SILENCE! The Musical

Years ago, I heard about a filthy, sarcastic musical parody of “The Silence of the Lambs” and downloaded some of the songs. I was horrified and delighted, and always thought it was a shame that I never got to see the show during its very short production run.

This past weekend, I finally got the chance to see it produced live onstage, and I have to tell you… I was completely unprepared for it.

Now, it’s important to note that I LOVED the original film, the book that inspired it, and the series of additional Hannibal/Clarice novels. So I approached the musical parody with some degree of fascinated trepidation, afraid that the show might diminish my memory of the film. I’m relieved to share that it didn’t — if anything, I walked away with an even greater appreciation for the nuances of the movie.

Like most parodies, SILENCE! gleefully lampoons memorable aspects of the original work. FBI trainee Clarice Starling is shown here with a thicker accent, a bit of a speech impediment, and some serious ever-present Daddy issues.
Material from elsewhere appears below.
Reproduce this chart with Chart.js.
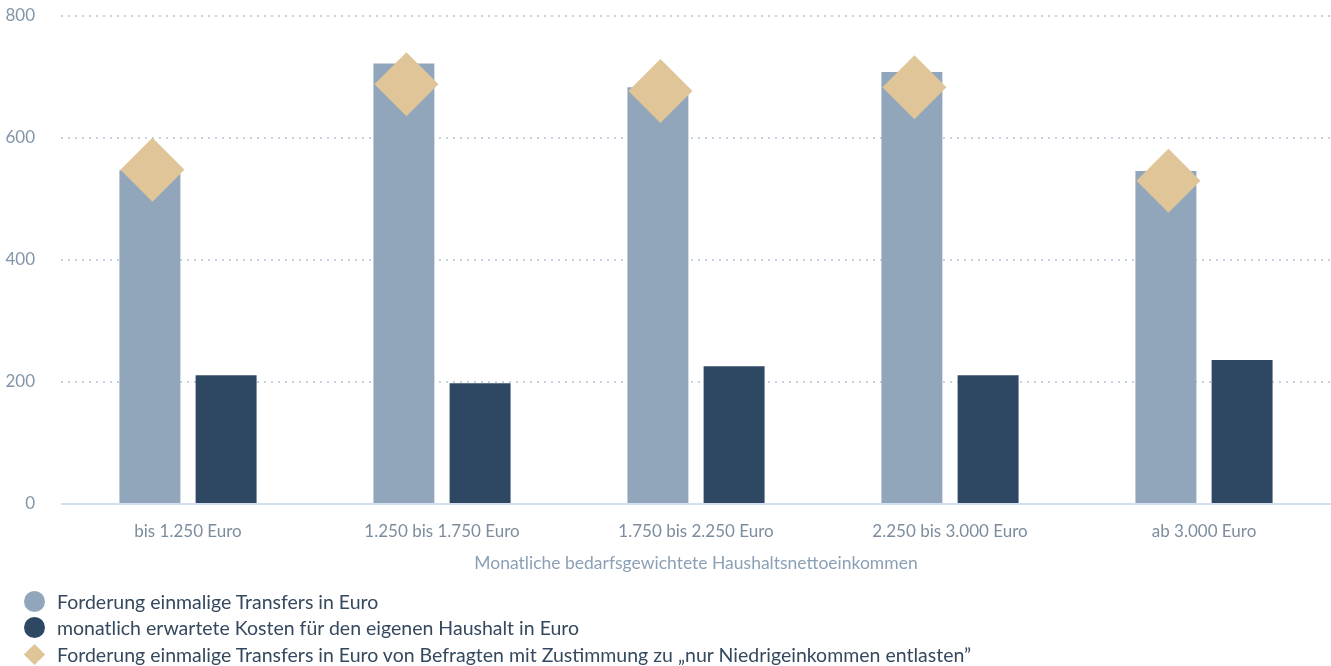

Hannibal is creepy and menacing, with an inexplicable charm and sophistication. “Buffalo Bill” is bumbling and disturbing.

And everyone else is just plain silly.

No really, pretty much every other character is shown only in terms of the most ridiculous nuances of their character. The senator’s daughter is made to seem flighty and absurdly redneck-ish. The head of the asylum is almost completely reduced to his one clumsy attempt to flirt with Agent Starling. And Clarice’s roommate has an entire musical number highlighting the fact that the character had only one memorable line in the entire film.

The leads were, by and large, good. I did think that the actress playing Agent Starling sometimes hammed up her accent and country-bumpkin goofiness a little more than was necessary, but whether that was the actress’s choice or the director’s wasn’t readily apparent. The actor playing Hannibal Lecter was quite simply phenomenal — dead-on impression of the film portrayal, while adding in just the right amount of sly humor.

What impressed me most about all of the actors, frankly, was how they incorporated the tiniest details from the film. I mentioned my amusement that many of the smaller roles seemed focused on little nuances, but frankly I found that to be a good thing. Pretty much every actor up there grabbed pieces of the film portrayal and either mimicked them dead-on, or made fun of them with joyful abandon.

As for the rest of the production: The songs are funny — though you must be okay with crude and raunchy humor to enjoy many of them, especially the longest musical number of the show (which is entitled, “If I Could Smell Her Cunt”) — and the dance numbers are surprisingly good. The chorus is cute and charming. The set is cleverly designed around a small stage and a presumably small budget, though the end result is satisfying.

Granted, this is not a show that’s going to change your life or inspire a love of the stage. You’ll definitely laugh, you’ll cringe at times, you’ll hide your face in your hands for a moment and wonder, “Did they really just do that?” And of course, you’ll probably relive fond memories of an excellent book and movie.

If you’re in New York City while SILENCE! The Musical is still running, definitely go see it. Have a drink or two beforehand, ask me for a code for discounted tickets, and be prepared to hum (and accidentally sing out loud) some crazy songs for hours and days to come.